**Stated exercise**
Return the entries verbatim and drop every picture.
-- BEGIN Data provided --
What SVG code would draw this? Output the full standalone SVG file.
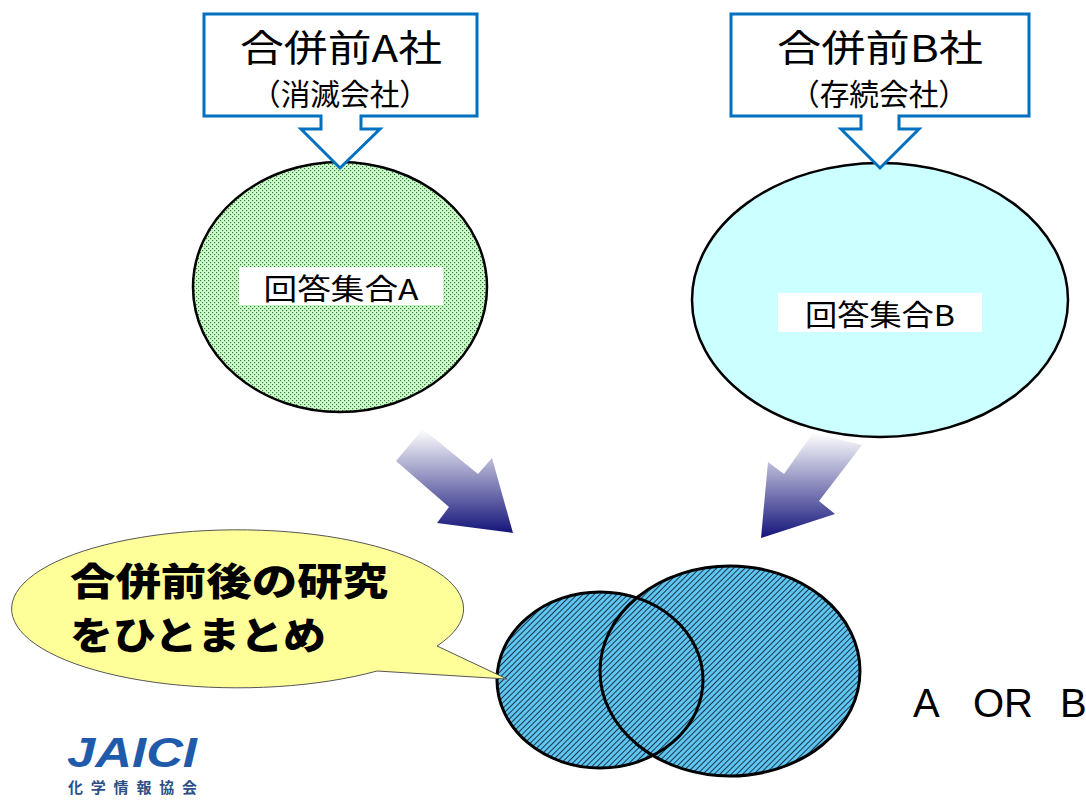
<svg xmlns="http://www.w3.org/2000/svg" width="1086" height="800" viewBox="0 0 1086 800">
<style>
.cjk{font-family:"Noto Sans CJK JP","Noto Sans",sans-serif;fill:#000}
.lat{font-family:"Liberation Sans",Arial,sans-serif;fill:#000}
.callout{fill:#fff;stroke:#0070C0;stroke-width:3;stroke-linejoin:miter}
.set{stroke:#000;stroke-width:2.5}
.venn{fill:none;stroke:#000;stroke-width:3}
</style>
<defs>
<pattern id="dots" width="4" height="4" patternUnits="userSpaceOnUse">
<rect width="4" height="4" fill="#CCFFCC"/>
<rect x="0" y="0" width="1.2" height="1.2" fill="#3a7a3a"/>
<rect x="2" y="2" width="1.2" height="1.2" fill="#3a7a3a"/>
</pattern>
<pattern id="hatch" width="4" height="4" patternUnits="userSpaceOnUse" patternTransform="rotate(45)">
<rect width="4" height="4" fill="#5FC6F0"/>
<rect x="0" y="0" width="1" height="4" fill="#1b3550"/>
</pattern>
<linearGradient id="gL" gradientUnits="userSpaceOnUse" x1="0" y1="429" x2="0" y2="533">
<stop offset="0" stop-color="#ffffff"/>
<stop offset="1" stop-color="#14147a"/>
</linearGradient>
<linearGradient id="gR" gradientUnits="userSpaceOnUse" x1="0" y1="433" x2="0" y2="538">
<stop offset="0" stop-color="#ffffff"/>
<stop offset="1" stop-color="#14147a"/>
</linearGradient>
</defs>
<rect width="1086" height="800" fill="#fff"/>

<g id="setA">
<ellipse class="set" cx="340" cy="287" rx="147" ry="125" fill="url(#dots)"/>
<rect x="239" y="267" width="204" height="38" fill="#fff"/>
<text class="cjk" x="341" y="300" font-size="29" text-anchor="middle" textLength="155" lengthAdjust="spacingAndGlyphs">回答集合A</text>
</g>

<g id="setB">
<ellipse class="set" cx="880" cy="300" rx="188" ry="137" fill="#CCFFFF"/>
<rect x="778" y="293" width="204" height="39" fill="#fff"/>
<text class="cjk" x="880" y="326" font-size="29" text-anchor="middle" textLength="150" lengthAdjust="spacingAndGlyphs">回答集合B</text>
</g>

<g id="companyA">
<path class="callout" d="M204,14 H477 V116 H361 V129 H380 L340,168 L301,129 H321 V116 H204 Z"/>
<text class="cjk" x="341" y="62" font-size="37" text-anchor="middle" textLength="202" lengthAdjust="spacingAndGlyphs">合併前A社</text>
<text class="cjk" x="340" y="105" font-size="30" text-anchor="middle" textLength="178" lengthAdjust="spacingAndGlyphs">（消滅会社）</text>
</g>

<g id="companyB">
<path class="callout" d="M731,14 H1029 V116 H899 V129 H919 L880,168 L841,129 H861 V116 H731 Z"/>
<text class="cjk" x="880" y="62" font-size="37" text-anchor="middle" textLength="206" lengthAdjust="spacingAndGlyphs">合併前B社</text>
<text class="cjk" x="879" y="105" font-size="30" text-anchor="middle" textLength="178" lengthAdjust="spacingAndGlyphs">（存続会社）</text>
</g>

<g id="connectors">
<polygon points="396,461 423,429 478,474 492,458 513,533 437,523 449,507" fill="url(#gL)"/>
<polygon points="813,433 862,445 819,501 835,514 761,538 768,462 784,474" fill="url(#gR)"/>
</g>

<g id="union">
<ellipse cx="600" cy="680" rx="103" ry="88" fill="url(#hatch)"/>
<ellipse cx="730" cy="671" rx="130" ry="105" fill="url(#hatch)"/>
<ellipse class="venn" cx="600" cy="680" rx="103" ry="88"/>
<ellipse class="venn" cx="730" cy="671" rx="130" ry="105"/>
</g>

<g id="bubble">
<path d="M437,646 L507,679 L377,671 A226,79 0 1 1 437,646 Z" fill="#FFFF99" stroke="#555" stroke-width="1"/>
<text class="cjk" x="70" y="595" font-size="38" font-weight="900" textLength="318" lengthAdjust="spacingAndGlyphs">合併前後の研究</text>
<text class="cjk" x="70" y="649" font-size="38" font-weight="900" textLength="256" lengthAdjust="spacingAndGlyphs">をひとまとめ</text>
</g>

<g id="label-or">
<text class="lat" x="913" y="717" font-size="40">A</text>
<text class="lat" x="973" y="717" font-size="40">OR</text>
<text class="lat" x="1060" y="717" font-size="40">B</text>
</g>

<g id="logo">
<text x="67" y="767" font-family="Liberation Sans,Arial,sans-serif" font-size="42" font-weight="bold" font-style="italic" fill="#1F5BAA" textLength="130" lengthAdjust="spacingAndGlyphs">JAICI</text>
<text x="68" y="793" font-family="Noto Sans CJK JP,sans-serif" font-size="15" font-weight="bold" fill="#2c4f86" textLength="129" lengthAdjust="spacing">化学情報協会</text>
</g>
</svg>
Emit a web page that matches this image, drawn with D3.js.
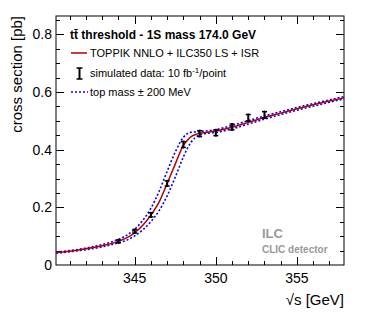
-- END Data provided --
**Task output**
What SVG code would draw this? Output the full standalone SVG file.
<svg xmlns="http://www.w3.org/2000/svg" width="1086" height="800" viewBox="0 0 1086 800">
<style>
.cjk{font-family:"Noto Sans CJK JP","Noto Sans",sans-serif;fill:#000}
.lat{font-family:"Liberation Sans",Arial,sans-serif;fill:#000}
.callout{fill:#fff;stroke:#0070C0;stroke-width:3;stroke-linejoin:miter}
.set{stroke:#000;stroke-width:2.5}
.venn{fill:none;stroke:#000;stroke-width:3}
</style>
<defs>
<pattern id="dots" width="4" height="4" patternUnits="userSpaceOnUse">
<rect width="4" height="4" fill="#CCFFCC"/>
<rect x="0" y="0" width="1.2" height="1.2" fill="#3a7a3a"/>
<rect x="2" y="2" width="1.2" height="1.2" fill="#3a7a3a"/>
</pattern>
<pattern id="hatch" width="4" height="4" patternUnits="userSpaceOnUse" patternTransform="rotate(45)">
<rect width="4" height="4" fill="#5FC6F0"/>
<rect x="0" y="0" width="1" height="4" fill="#1b3550"/>
</pattern>
<linearGradient id="gL" gradientUnits="userSpaceOnUse" x1="0" y1="429" x2="0" y2="533">
<stop offset="0" stop-color="#ffffff"/>
<stop offset="1" stop-color="#14147a"/>
</linearGradient>
<linearGradient id="gR" gradientUnits="userSpaceOnUse" x1="0" y1="433" x2="0" y2="538">
<stop offset="0" stop-color="#ffffff"/>
<stop offset="1" stop-color="#14147a"/>
</linearGradient>
</defs>
<rect width="1086" height="800" fill="#fff"/>

<g id="setA">
<ellipse class="set" cx="340" cy="287" rx="147" ry="125" fill="url(#dots)"/>
<rect x="239" y="267" width="204" height="38" fill="#fff"/>
<text class="cjk" x="341" y="300" font-size="29" text-anchor="middle" textLength="155" lengthAdjust="spacingAndGlyphs">回答集合A</text>
</g>

<g id="setB">
<ellipse class="set" cx="880" cy="300" rx="188" ry="137" fill="#CCFFFF"/>
<rect x="778" y="293" width="204" height="39" fill="#fff"/>
<text class="cjk" x="880" y="326" font-size="29" text-anchor="middle" textLength="150" lengthAdjust="spacingAndGlyphs">回答集合B</text>
</g>

<g id="companyA">
<path class="callout" d="M204,14 H477 V116 H361 V129 H380 L340,168 L301,129 H321 V116 H204 Z"/>
<text class="cjk" x="341" y="62" font-size="37" text-anchor="middle" textLength="202" lengthAdjust="spacingAndGlyphs">合併前A社</text>
<text class="cjk" x="340" y="105" font-size="30" text-anchor="middle" textLength="178" lengthAdjust="spacingAndGlyphs">（消滅会社）</text>
</g>

<g id="companyB">
<path class="callout" d="M731,14 H1029 V116 H899 V129 H919 L880,168 L841,129 H861 V116 H731 Z"/>
<text class="cjk" x="880" y="62" font-size="37" text-anchor="middle" textLength="206" lengthAdjust="spacingAndGlyphs">合併前B社</text>
<text class="cjk" x="879" y="105" font-size="30" text-anchor="middle" textLength="178" lengthAdjust="spacingAndGlyphs">（存続会社）</text>
</g>

<g id="connectors">
<polygon points="396,461 423,429 478,474 492,458 513,533 437,523 449,507" fill="url(#gL)"/>
<polygon points="813,433 862,445 819,501 835,514 761,538 768,462 784,474" fill="url(#gR)"/>
</g>

<g id="union">
<ellipse cx="600" cy="680" rx="103" ry="88" fill="url(#hatch)"/>
<ellipse cx="730" cy="671" rx="130" ry="105" fill="url(#hatch)"/>
<ellipse class="venn" cx="600" cy="680" rx="103" ry="88"/>
<ellipse class="venn" cx="730" cy="671" rx="130" ry="105"/>
</g>

<g id="bubble">
<path d="M437,646 L507,679 L377,671 A226,79 0 1 1 437,646 Z" fill="#FFFF99" stroke="#555" stroke-width="1"/>
<text class="cjk" x="70" y="595" font-size="38" font-weight="900" textLength="318" lengthAdjust="spacingAndGlyphs">合併前後の研究</text>
<text class="cjk" x="70" y="649" font-size="38" font-weight="900" textLength="256" lengthAdjust="spacingAndGlyphs">をひとまとめ</text>
</g>

<g id="label-or">
<text class="lat" x="913" y="717" font-size="40">A</text>
<text class="lat" x="973" y="717" font-size="40">OR</text>
<text class="lat" x="1060" y="717" font-size="40">B</text>
</g>

<g id="logo">
<text x="67" y="767" font-family="Liberation Sans,Arial,sans-serif" font-size="42" font-weight="bold" font-style="italic" fill="#1F5BAA" textLength="130" lengthAdjust="spacingAndGlyphs">JAICI</text>
<text x="68" y="793" font-family="Noto Sans CJK JP,sans-serif" font-size="15" font-weight="bold" fill="#2c4f86" textLength="129" lengthAdjust="spacing">化学情報協会</text>
</g>
</svg>
Emit a web page that matches this image, drawn with D3.js.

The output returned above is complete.